'American Idol' Doesn't Need Paula Abdul

After a weeklong standoff, executed primarily through a series of tweets, the die is finally cast: Paula Abdul is leaving American Idol after eight seasons, during which time her sunny-side disposition and kid-glove criticism defined the tone and dynamic of the ratings juggernaut. This means that the judge's table, which truthfully had gotten a little overpopulated when songwriter Kara DioGuardi joined last year, will be back down to three. DioGuardi will take Abdul's spot between Randy Jackson and Simon Cowell. Abdul and the Fox network both released statements bemoaning Abdul's loss. But is it really that much of a loss?

Clearly, the bosses at Fox don't think so, and while they've been gracious in bidding Abdul adieu, they must not have taken kindly to her very public overtures to get herself a bump in pay. Abdul's hardball tactics are nothing new in Hollywood, of course, but when you don't have the clout to pull it off, the bosses call your bluff. Abdul didn't really have clout. She had visibility, she had experience, she had fans, but she doesn't provide anything that would put her in a position to make exorbitant salary demands.

When Idol began, the show had to explain to its audience why these judges were qualified to whittle down the contestants and offer their notes week after week. For Cowell, it was his experience as an A&R man and a judge on the original Pop Idol. For Jackson, it was his years as a music producer and touring musician. For Abdul, it was her singing career. I've been in your shoes before, she would always tell the contestants. But it was never really true. Abdul's voice is among the weakest in pop-music history, and her singing career was less a result of her singing ability as it was a result of the connections she'd built in the industry as a choreographer. She's in as much a position to provide feedback as a singer as is Ashlee Simpson.

Abdul's role on Idol when it was in its infancy wasn't really the "experienced singer," it was the familiar face that would get folks to tune in, having never laid eyes on Jackson or Cowell before. Eight seasons later, Idol needs Abdul far, far less than she needs Idol, and the show won't be any worse for the wear without her on the judge's panel this year. In fact, it might even be better.

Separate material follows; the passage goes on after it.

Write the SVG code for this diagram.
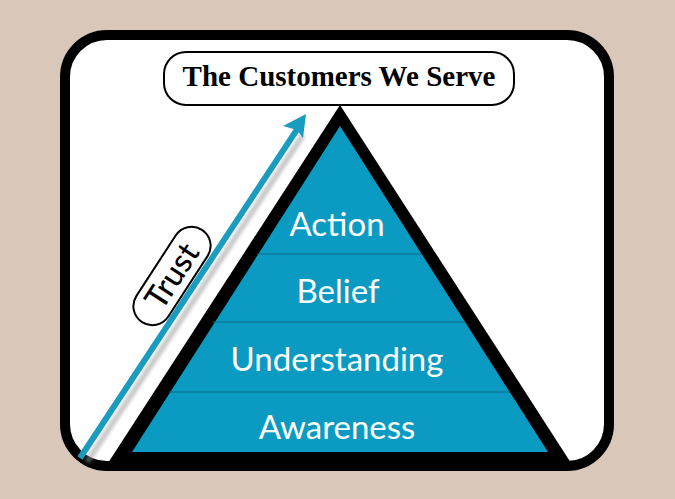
<svg xmlns="http://www.w3.org/2000/svg" width="675" height="499" viewBox="0 0 675 499">
<style>
.lvl{font-family:Lato,"Open Sans","Noto Sans",sans-serif;font-size:33px;fill:#fff;text-anchor:middle}
.div{stroke:#0a6a86;stroke-width:1.2}
</style>
<defs>
<filter id="sh" x="-20%" y="-20%" width="140%" height="140%"><feGaussianBlur stdDeviation="1.5"/></filter>
</defs>
<rect width="675" height="499" fill="#d9c8b9"/>
<g id="frame"><rect x="65" y="35" width="544" height="431" rx="42" fill="#fff" stroke="#000" stroke-width="10"/></g>
<g id="title">
<rect x="164" y="52" width="350" height="53" rx="22" fill="#fff" stroke="#000" stroke-width="2"/>
<text x="339" y="86" font-family="Liberation Serif,serif" font-weight="bold" font-size="29" text-anchor="middle">The Customers We Serve</text>
</g>
<g id="connectors">
<line x1="84" y1="460" x2="300" y2="133" stroke="#999" stroke-width="6" opacity="0.5" filter="url(#sh)" transform="translate(3,2)"/>
<line x1="80" y1="458" x2="298" y2="128" stroke="#1a9cc0" stroke-width="6"/>
<polygon points="306,114 303,138 297,130 283,126" fill="#1a9cc0"/>
</g>
<g id="trust" transform="translate(172,276) rotate(-57)">
<rect x="-55" y="-19" width="110" height="38" rx="19" fill="#fff" stroke="#000" stroke-width="2"/>
<text x="0" y="11" font-family="Lato,'Open Sans',sans-serif" font-size="32" font-weight="500" text-anchor="middle">Trust</text>
</g>
<g id="pyramid">
<polygon points="340,105 108,463 571,463" fill="#000"/>
<polygon points="340,126 132,452 548,452" fill="#0b9bc2"/>
<line class="div" x1="257" y1="254" x2="422" y2="254"/>
<line class="div" x1="213" y1="322" x2="466" y2="322"/>
<line class="div" x1="169" y1="392" x2="510" y2="392"/>
</g>
<g id="action"><text class="lvl" x="337" y="236">Action</text></g>
<g id="belief"><text class="lvl" x="338" y="303">Belief</text></g>
<g id="understanding"><text class="lvl" x="337" y="371">Understanding</text></g>
<g id="awareness"><text class="lvl" x="337" y="439">Awareness</text></g>
</svg>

Granted, DioGuardi's first season as a judge wasn't the most auspicious of beginnings. But as any who's ever watching Idol in syndication can attest, each judge had to find his or her mojo over time. I don't doubt that DioGuardi will find hers. She'll become less wooden and more personable. And by replacing Abdul, she raises the legitimacy of the judging table as arbiters of technical skill. No one picked DioGuardi to join the judge's table because she's a recognizable celebrity who would attract new viewers. They brought her in because she's an experienced, working songwriter. Abdul's been doing the Idol thing long enough to be better at that specific skill than DioGuardi, who just started. But once the new addition gets up to speed, we may wonder what kept us attached to Abdul so long.

The only thing Idol will definitely miss by not having Abdul around is the periodic publicity bump from her erratic behavior. The trick to Idol for the producers is walking the fine line between making great television and finding great talent, and sometimes, what serves one goal detracts from the other. There's been no bigger scandal in Idol history than when season two contestant Corey Clark alleged that he and Abdul had an affair, and that she gave him tips on song selection and styling, so as to give him a leg up on his competitors. An "independent counsel" investigated Clark's stor and concluded that there was no evidence to support his claims. No details were provided about the counsel, or what if any standards they were being held to. It smelled fishy then and it still does now, as though the network assembled a sham trial to allow a star of its biggest show to stick around. That story broke in season four, and while Abdul's antics haven't caused quite that much commotion since, questions about her sobriety and lucidity are evergreen. Sometimes it seems she's more trouble than she's worth.

Sure, the show will miss her optimism in the face of mediocrity, and her loopy antics were occasionally good for a YouTube moment. But anyone can compliment an outfit, and the less spaced-out moments, the more Idol is taken seriously as a breeding ground for new pop stars. The only thing we'll really miss about Paula is…Paula. No one likes change, and not seeing a familiar face on Idol will take getting used to. But Abdul will soon learn the same lesson as Brian Dunkleman—no one is bigger than the game.